3.2 Resilience Over Efficiency

From an economist’s perspective, this reflects a trade-off:

  • Efficiency maximization → dollar + SWIFT
  • Survivability under stress → local currencies + national networks

China and Russia are explicitly prioritizing the latter for sensitive transactions.


4. Is This a Real Threat to the Petrodollar System?

Short Answer: No—at least not in the short to medium term.

4.1 Pricing Power Remains Dollar-Based

  • Global benchmarks (Brent, WTI)
  • Futures markets
  • Shipping insurance and derivatives

remain overwhelmingly dollar-denominated.

4.2 Limited Reinvestment Options

A core feature of the petrodollar system is recycling—the ability to reinvest surplus dollars in deep, liquid markets (especially US Treasuries).
No equivalent destination exists for large-scale renminbi surpluses.

4.3 Institutional Trust and Legal Depth

Currency hegemony is not transactional alone; it rests on:

  • Legal predictability
  • Market depth
  • Crisis liquidity

These conditions are not yet replicable outside the dollar system.


5. Why This Still Matters Strategically

The importance of these developments lies not in scale, but in precedent.

5.1 Proof of Concept

China and Russia have demonstrated that:

  • Energy trade without the dollar is technically feasible
  • Legal and operational frameworks can be established
  • Settlement can occur outside Western infrastructure

This knowledge accumulates strategic optionality.


5.2 A Signal of Structural Change

Even if the dollar remains dominant, the fact that major economies actively design systems to bypass it indicates a shift in behavior:

The dollar is no longer assumed to be universally usable under all circumstances.

That assumption was a defining feature of 20th-century monetary hegemony.

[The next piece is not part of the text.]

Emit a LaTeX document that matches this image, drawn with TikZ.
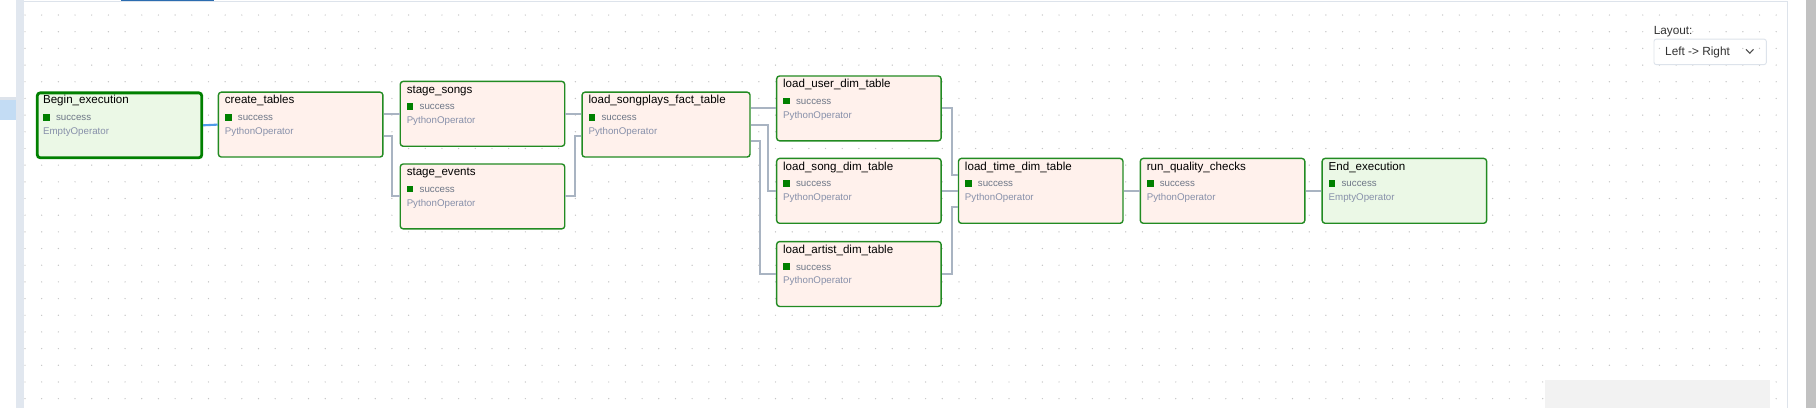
\documentclass[tikz,border=0pt]{standalone}
\usepackage{fontspec}
\setmainfont{Liberation Sans}

\definecolor{okgreen}{HTML}{008000}
\definecolor{boxgreen}{HTML}{228B22}
\definecolor{pyfill}{HTML}{FFF1EC}
\definecolor{emptyfill}{HTML}{EBF8E6}
\definecolor{okgray}{HTML}{6E7787}
\definecolor{opgray}{HTML}{8790AA}
\definecolor{edgegray}{HTML}{A9B4C2}
\definecolor{hlblue}{HTML}{4F9BE8}
\definecolor{dotgray}{HTML}{C4C4C4}
\definecolor{framegray}{HTML}{DDE3EB}
\definecolor{stripgray}{HTML}{E1E7EF}
\definecolor{tabblue}{HTML}{C3DCF4}
\definecolor{tabline}{HTML}{2B6CB0}
\definecolor{scrollgray}{HTML}{C1C1C1}

\begin{document}
\begin{tikzpicture}[x=1pt, y=-1pt,
  task/.style={draw=boxgreen, line width=1.2pt, rounded corners=2.5pt, minimum width=142pt,
    minimum height=56pt, anchor=north west, inner sep=0pt},
  txt/.style={anchor=north west, inner sep=0pt, align=left, font=\fontsize{8.4}{11.8}\selectfont},
  edge/.style={draw=edgegray, line width=1.6pt},
  hl/.style={draw=hlblue, line width=1.8pt}]

				\def\xa{31}
				\def\xb{188}
				\def\xc{345}
				\def\xd{502}
				\def\xe{670}
				\def\xf{827}
				\def\xg{984}
				\def\xh{1141}
				\def\ya{79}
				\def\yb{136.2}

				\def\ttl#1{\rule{0pt}{8pt}{\fontsize{10}{12}\selectfont\color{black}#1}}
				\def\ok{{\color{okgreen}\rule{5.8pt}{5.8pt}}\hspace{5.4pt}{\color{okgray}success}}
				\def\op#1{{\color{opgray}#1}}

				\useasboundingbox (0,0) rectangle (1568,352);
				\fill[white] (0,0) rectangle (1568,352);

				%dot grid
				\foreach \i in {0,...,105}
					\foreach \j in {0,...,23}
						\fill[dotgray] (21.6+\i*14.4,13+\j*14.4) circle (0.6);

				%frame
				\fill[tabblue] (0,86) rectangle (13.8,104);
				\fill[framegray] (0,84) rectangle (13.8,86);
				\fill[stripgray] (13.8,0) rectangle (20.7,352);
				\draw[framegray, line width=0.8pt] (20.7,1.4) -- (1543,1.4) -- (1543,352);
				\fill[tabline] (104.5,0) rectangle (184.5,1.2);
				\fill[scrollgray] (1559,0) rectangle (1568,352);
				\fill[black!5] (1334,328) rectangle (1528,352);

				%tasks
				\node[task, fill=emptyfill, draw=okgreen, line width=2.4pt] (be) at (\xa,\ya) {};
				\node[txt] (be-t) at ([shift={(6,2.6)}]be.north west) {\ttl{Begin\_execution}\\[2.6pt]\ok\\\op{EmptyOperator}};

				\node[task, fill=pyfill] (ct) at (\xb,\ya) {};
				\node[txt] (ct-t) at ([shift={(6,2.6)}]ct.north west) {\ttl{create\_tables}\\[2.6pt]\ok\\\op{PythonOperator}};

				\node[task, fill=pyfill] (ss) at (\xc,69.7) {};
				\node[txt] (ss-t) at ([shift={(6,2.6)}]ss.north west) {\ttl{stage\_songs}\\[2.6pt]\ok\\\op{PythonOperator}};

				\node[task, fill=pyfill] (se) at (\xc,141) {};
				\node[txt] (se-t) at ([shift={(6,2.6)}]se.north west) {\ttl{stage\_events}\\[2.6pt]\ok\\\op{PythonOperator}};

				\node[task, fill=pyfill, minimum width=145pt] (ls) at (\xd,\ya) {};
				\node[txt] (ls-t) at ([shift={(6,2.6)}]ls.north west) {\ttl{load\_songplays\_fact\_table}\\[2.6pt]\ok\\\op{PythonOperator}};

				\node[task, fill=pyfill] (lu) at (\xe,65) {};
				\node[txt] (lu-t) at ([shift={(6,2.6)}]lu.north west) {\ttl{load\_user\_dim\_table}\\[2.6pt]\ok\\\op{PythonOperator}};

				\node[task, fill=pyfill] (lsd) at (\xe,\yb) {};
				\node[txt] (lsd-t) at ([shift={(6,2.6)}]lsd.north west) {\ttl{load\_song\_dim\_table}\\[2.6pt]\ok\\\op{PythonOperator}};

				\node[task, fill=pyfill] (la) at (\xe,208) {};
				\node[txt] (la-t) at ([shift={(6,2.6)}]la.north west) {\ttl{load\_artist\_dim\_table}\\[2.6pt]\ok\\\op{PythonOperator}};

				\node[task, fill=pyfill] (lt) at (\xf,\yb) {};
				\node[txt] (lt-t) at ([shift={(6,2.6)}]lt.north west) {\ttl{load\_time\_dim\_table}\\[2.6pt]\ok\\\op{PythonOperator}};

				\node[task, fill=pyfill] (rq) at (\xg,\yb) {};
				\node[txt] (rq-t) at ([shift={(6,2.6)}]rq.north west) {\ttl{run\_quality\_checks}\\[2.6pt]\ok\\\op{PythonOperator}};

				\node[task, fill=emptyfill] (ee) at (\xh,\yb) {};
				\node[txt] (ee-t) at ([shift={(6,2.6)}]ee.north west) {\ttl{End\_execution}\\[2.6pt]\ok\\\op{EmptyOperator}};

				%edges
				\draw[hl] (be.east) -- (ct.west);
				\draw[edge] ([yshift=9.5pt]ct.east) -- ([yshift=9.5pt]ct.east -| ss.west);
				\draw[edge] ([yshift=-9.5pt]ct.east) -- ++(7,0) |- (se.west);
				\draw[edge] (ss.east) -- (ss.east -| ls.west);
				\draw[edge] (se.east) -- ++(8,0) |- ([yshift=-9.5pt]ls.west);
				\draw[edge] ([yshift=14pt]ls.east) -- ([yshift=14pt]ls.east -| lu.west);
				\draw[edge] (ls.east) -- ++(15,0) |- (lsd.west);
				\draw[edge] ([yshift=-14pt]ls.east) -- ++(8,0) |- (la.west);
				\draw[edge] (lu.east) -- ++(8.6,0) |- ([yshift=14pt]lt.west);
				\draw[edge] (lsd.east) -- (lt.west);
				\draw[edge] (la.east) -- ++(8.6,0) |- ([yshift=-14pt]lt.west);
				\draw[edge] (lt.east) -- (rq.west);
				\draw[edge] (rq.east) -- (ee.west);

				%layout picker
				\node[anchor=base west, inner sep=0pt, font=\fontsize{10.2}{12}\selectfont, text=black!80] (lay) at (1427.7,29.4) {Layout:};
				\node[draw=framegray, line width=0.8pt, rounded corners=2pt, anchor=north west, minimum width=97pt, minimum height=22pt, inner sep=0pt] (pick) at (1427.7,33.4) {};
				\node[anchor=base west, inner sep=0pt, font=\fontsize{10.2}{12}\selectfont, text=black!80] (pick-t) at (1437.6,47.5) {Left -> Right};
				\draw[black!70, line width=0.9pt] (1507.5,42.6) -- (1510.8,46) -- (1514,42.6);

		  \end{tikzpicture}
\end{document}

6. The Link to Gold Accumulation

This strategy aligns closely with rising central-bank gold holdings:

  • Non-dollar settlement → diversification of transaction flows
  • Gold accumulation → diversification of reserve stocks

Together, they form a dual hedge against:

  • Sanctions risk
  • Counterparty risk
  • Systemic fragmentation

7. Conclusion: Strategic De-Dollarization, Not Systemic Overthrow

The current trend should be interpreted as:

  • Not the collapse of the petrodollar
  • Not the end of dollar dominance
  • But the emergence of a multi-layered resilience strategy

China and Russia are not trying to replace the dollar; they are ensuring they can function without it if necessary.

The most important change in 21st-century currency hegemony is not the loss of dollar dominance, but the loss of the assumption that the dollar will always be accessible.

That shift in expectations—quiet, technical, and incremental—is the true signal economists should be watching.